Skip every image and restate the data word for word.

## START

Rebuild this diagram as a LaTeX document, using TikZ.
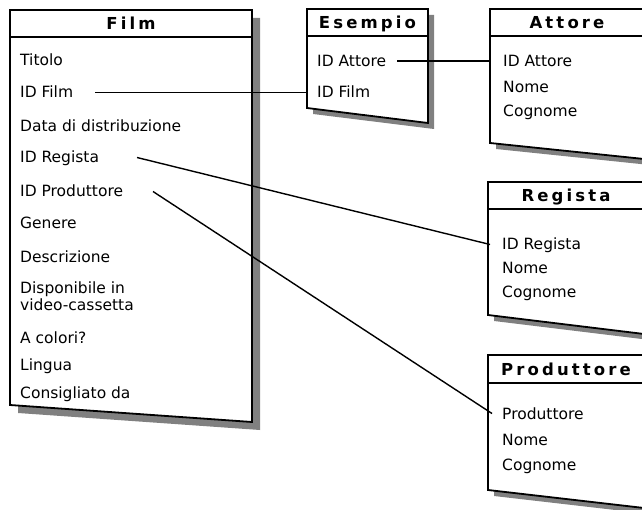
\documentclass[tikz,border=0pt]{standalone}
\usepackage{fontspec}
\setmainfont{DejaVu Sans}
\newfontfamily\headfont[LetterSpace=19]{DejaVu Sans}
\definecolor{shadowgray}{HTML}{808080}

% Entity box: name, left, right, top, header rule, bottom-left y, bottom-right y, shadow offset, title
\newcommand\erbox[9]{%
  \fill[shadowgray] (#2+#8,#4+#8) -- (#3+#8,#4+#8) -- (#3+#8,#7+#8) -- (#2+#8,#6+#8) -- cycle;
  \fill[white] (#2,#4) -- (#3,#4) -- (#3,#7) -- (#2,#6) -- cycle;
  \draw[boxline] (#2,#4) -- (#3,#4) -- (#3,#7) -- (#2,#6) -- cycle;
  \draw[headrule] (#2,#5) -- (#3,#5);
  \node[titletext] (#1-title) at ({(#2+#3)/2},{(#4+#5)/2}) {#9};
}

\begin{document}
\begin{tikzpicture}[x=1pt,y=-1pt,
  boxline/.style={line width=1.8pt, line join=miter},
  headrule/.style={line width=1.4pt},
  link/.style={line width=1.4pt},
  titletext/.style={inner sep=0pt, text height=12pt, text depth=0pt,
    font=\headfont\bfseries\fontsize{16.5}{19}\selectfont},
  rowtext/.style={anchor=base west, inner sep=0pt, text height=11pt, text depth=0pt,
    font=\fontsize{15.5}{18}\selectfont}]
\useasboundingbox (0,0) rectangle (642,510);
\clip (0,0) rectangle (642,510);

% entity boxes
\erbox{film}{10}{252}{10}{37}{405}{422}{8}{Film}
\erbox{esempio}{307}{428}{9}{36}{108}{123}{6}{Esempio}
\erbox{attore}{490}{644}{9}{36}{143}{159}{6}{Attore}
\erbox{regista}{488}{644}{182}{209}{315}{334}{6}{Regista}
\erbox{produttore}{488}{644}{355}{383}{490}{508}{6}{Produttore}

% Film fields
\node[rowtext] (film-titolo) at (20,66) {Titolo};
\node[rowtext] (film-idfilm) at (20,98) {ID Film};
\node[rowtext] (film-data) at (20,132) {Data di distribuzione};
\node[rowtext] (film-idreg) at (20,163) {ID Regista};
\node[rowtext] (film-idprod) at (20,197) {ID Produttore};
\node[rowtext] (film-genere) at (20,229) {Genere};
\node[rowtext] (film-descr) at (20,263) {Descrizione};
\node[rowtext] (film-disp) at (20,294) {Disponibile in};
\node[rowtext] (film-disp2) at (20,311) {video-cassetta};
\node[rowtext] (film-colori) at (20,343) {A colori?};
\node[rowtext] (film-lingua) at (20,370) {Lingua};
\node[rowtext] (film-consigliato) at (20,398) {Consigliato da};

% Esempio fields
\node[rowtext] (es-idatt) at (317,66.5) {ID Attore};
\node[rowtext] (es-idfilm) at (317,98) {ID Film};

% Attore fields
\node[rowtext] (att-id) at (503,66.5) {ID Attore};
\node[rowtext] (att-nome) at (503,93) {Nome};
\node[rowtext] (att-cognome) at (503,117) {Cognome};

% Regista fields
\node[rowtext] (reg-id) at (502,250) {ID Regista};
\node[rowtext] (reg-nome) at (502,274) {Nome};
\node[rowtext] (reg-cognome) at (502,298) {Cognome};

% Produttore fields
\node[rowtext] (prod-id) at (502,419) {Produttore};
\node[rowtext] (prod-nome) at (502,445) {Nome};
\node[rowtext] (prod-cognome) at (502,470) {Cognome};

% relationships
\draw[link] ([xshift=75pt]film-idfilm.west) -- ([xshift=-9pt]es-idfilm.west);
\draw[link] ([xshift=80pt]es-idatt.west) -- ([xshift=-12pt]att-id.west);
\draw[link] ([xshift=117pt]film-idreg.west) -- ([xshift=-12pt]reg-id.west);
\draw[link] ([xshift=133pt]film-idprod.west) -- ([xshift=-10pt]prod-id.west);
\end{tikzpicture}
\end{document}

## END

**Output of the exercise**
Rebuild this diagram as a LaTeX document, using TikZ.
\documentclass[tikz,border=0pt]{standalone}
\usepackage{fontspec}
\setmainfont{DejaVu Sans}
\newfontfamily\headfont[LetterSpace=19]{DejaVu Sans}
\definecolor{shadowgray}{HTML}{808080}

% Entity box: name, left, right, top, header rule, bottom-left y, bottom-right y, shadow offset, title
\newcommand\erbox[9]{%
  \fill[shadowgray] (#2+#8,#4+#8) -- (#3+#8,#4+#8) -- (#3+#8,#7+#8) -- (#2+#8,#6+#8) -- cycle;
  \fill[white] (#2,#4) -- (#3,#4) -- (#3,#7) -- (#2,#6) -- cycle;
  \draw[boxline] (#2,#4) -- (#3,#4) -- (#3,#7) -- (#2,#6) -- cycle;
  \draw[headrule] (#2,#5) -- (#3,#5);
  \node[titletext] (#1-title) at ({(#2+#3)/2},{(#4+#5)/2}) {#9};
}

\begin{document}
\begin{tikzpicture}[x=1pt,y=-1pt,
  boxline/.style={line width=1.8pt, line join=miter},
  headrule/.style={line width=1.4pt},
  link/.style={line width=1.4pt},
  titletext/.style={inner sep=0pt, text height=12pt, text depth=0pt,
    font=\headfont\bfseries\fontsize{16.5}{19}\selectfont},
  rowtext/.style={anchor=base west, inner sep=0pt, text height=11pt, text depth=0pt,
    font=\fontsize{15.5}{18}\selectfont}]
\useasboundingbox (0,0) rectangle (642,510);
\clip (0,0) rectangle (642,510);

% entity boxes
\erbox{film}{10}{252}{10}{37}{405}{422}{8}{Film}
\erbox{esempio}{307}{428}{9}{36}{108}{123}{6}{Esempio}
\erbox{attore}{490}{644}{9}{36}{143}{159}{6}{Attore}
\erbox{regista}{488}{644}{182}{209}{315}{334}{6}{Regista}
\erbox{produttore}{488}{644}{355}{383}{490}{508}{6}{Produttore}

% Film fields
\node[rowtext] (film-titolo) at (20,66) {Titolo};
\node[rowtext] (film-idfilm) at (20,98) {ID Film};
\node[rowtext] (film-data) at (20,132) {Data di distribuzione};
\node[rowtext] (film-idreg) at (20,163) {ID Regista};
\node[rowtext] (film-idprod) at (20,197) {ID Produttore};
\node[rowtext] (film-genere) at (20,229) {Genere};
\node[rowtext] (film-descr) at (20,263) {Descrizione};
\node[rowtext] (film-disp) at (20,294) {Disponibile in};
\node[rowtext] (film-disp2) at (20,311) {video-cassetta};
\node[rowtext] (film-colori) at (20,343) {A colori?};
\node[rowtext] (film-lingua) at (20,370) {Lingua};
\node[rowtext] (film-consigliato) at (20,398) {Consigliato da};

% Esempio fields
\node[rowtext] (es-idatt) at (317,66.5) {ID Attore};
\node[rowtext] (es-idfilm) at (317,98) {ID Film};

% Attore fields
\node[rowtext] (att-id) at (503,66.5) {ID Attore};
\node[rowtext] (att-nome) at (503,93) {Nome};
\node[rowtext] (att-cognome) at (503,117) {Cognome};

% Regista fields
\node[rowtext] (reg-id) at (502,250) {ID Regista};
\node[rowtext] (reg-nome) at (502,274) {Nome};
\node[rowtext] (reg-cognome) at (502,298) {Cognome};

% Produttore fields
\node[rowtext] (prod-id) at (502,419) {Produttore};
\node[rowtext] (prod-nome) at (502,445) {Nome};
\node[rowtext] (prod-cognome) at (502,470) {Cognome};

% relationships
\draw[link] ([xshift=75pt]film-idfilm.west) -- ([xshift=-9pt]es-idfilm.west);
\draw[link] ([xshift=80pt]es-idatt.west) -- ([xshift=-12pt]att-id.west);
\draw[link] ([xshift=117pt]film-idreg.west) -- ([xshift=-12pt]reg-id.west);
\draw[link] ([xshift=133pt]film-idprod.west) -- ([xshift=-10pt]prod-id.west);
\end{tikzpicture}
\end{document}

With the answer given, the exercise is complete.